If we didn't specify Dataset then the tables would be written to a temporary in-ram database attached to logica_test
alias.
Your original program complains that db.Person is undefined, which is true.
Let me know if you have further questions!
re: postgres, I did what you said and it works :+1:
from logica.common import logica_lib
from sqlalchemy import create_engine
engine = create_engine('postgresql+psycopg2://postgres:somepwd@localhost', pool_recycle=3600)
connection = engine.connect()
result = logica_lib.RunPredicateToPandas(
'/home/rajiv/Documents/dev/python/mercylog/logica/primes_postgresql.l',
'Prime',
connection=connection)
print(result)
It was a simple change of just adding connection
to RunPredicateToPandas
def RunPredicateToPandas(filename, predicate,
user_flags=None, import_root=None, connection=None):
p = GetProgramOrExit(filename, user_flags=user_flags,
import_root=import_root)
sql = p.FormattedPredicateSql(predicate)
engine = p.annotations.Engine()
return RunQueryPandas(sql, engine, connection)
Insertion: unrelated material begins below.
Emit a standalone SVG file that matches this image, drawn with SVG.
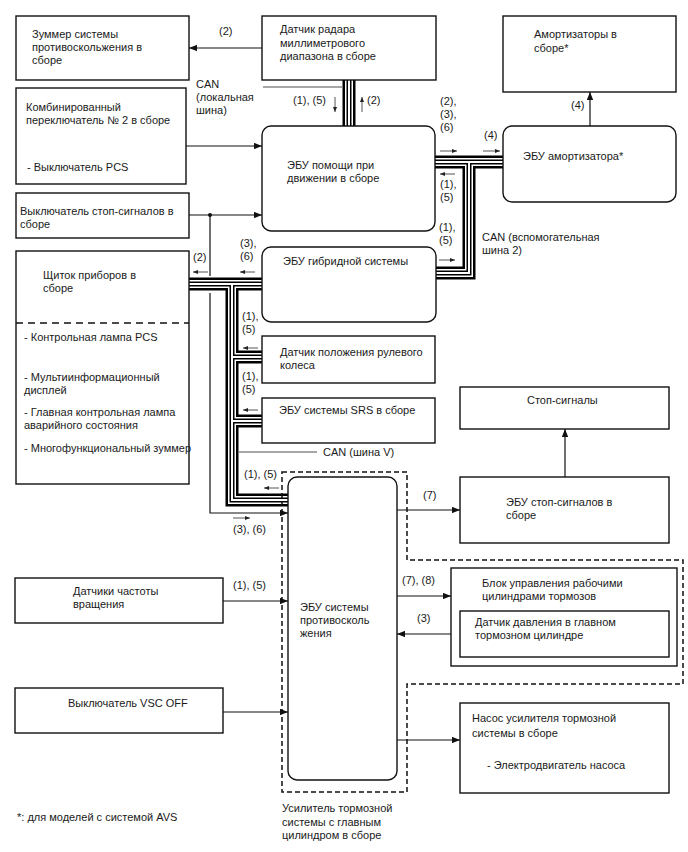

The one thing I found odd is that I had to install psycopg2
with pip in my virtual environment. I just skimmed through my notebook of logica on postgres and I don't see me installing it. Small thing but thought I'd share.
@Dataset
specifies schema to be used as a default for@Ground
, which connects predicates to concrete tables. ..
wow, Ground
is elegant :).
I think I may have a different mental map of databases so just wanted to clarify that first.
In postgres
for e.g., I think of referring to a table as db.schema.table
where db
is another database(
https://chartio.com/resources/tutorials/how-to-list-databases-and-tables-in-postgresql-using-psql/#listing-databases) within the same database server. I see a schema as something like a namespace.
In the e.g. above from chartio, the database is sales
, the schema is public
and the table is leads
. If you don't specify a table, the default schema is public
but I could have another schema with the CREATE SCHEMA
command.
I think SQLite has no schema concept and maybe what you are referring to maps more to SQLite(and BigQuery?)
@RAbraham , oh I see. Then I think I didn't use the word "schema" correctly in my last reply.
Yes, it appears that in SQLite schema and database are synonyms while in PostgreSQL they are not. But I am not 100% sure :-)
Logica compiler builds SQL as a string. So the @Dataset
just specifies the prefix that through dot gets appended to the table name corresponding to the predicate. So it could be called differently depending on the terminology of the backend engine used.
Hope this helps and at least it's clear how to use it :-) Let me know!
Great to hear it works with PostgreSQL. I think CoLab has psycopg2, so we didn't have to install it there. I think it's OK for the user to install it if they want to use psql connection. Logica on it's own has no dependencies, which helps with maintenance.
If you happen to have a chance to send a pull request with your change enabling PSQL and your example of using it (which could have a comment on what needs to be installed) in the examples/more folder, I'd appreciate it!
Thank you!
re: prefix append, nice. reminds me of the Law of Demeter but for network paths :)
PR: https://github.com/EvgSkv/logica/pull/204 lmk
Law of Demeter is an interesting analogy. :-) Merged the PR. Thank you!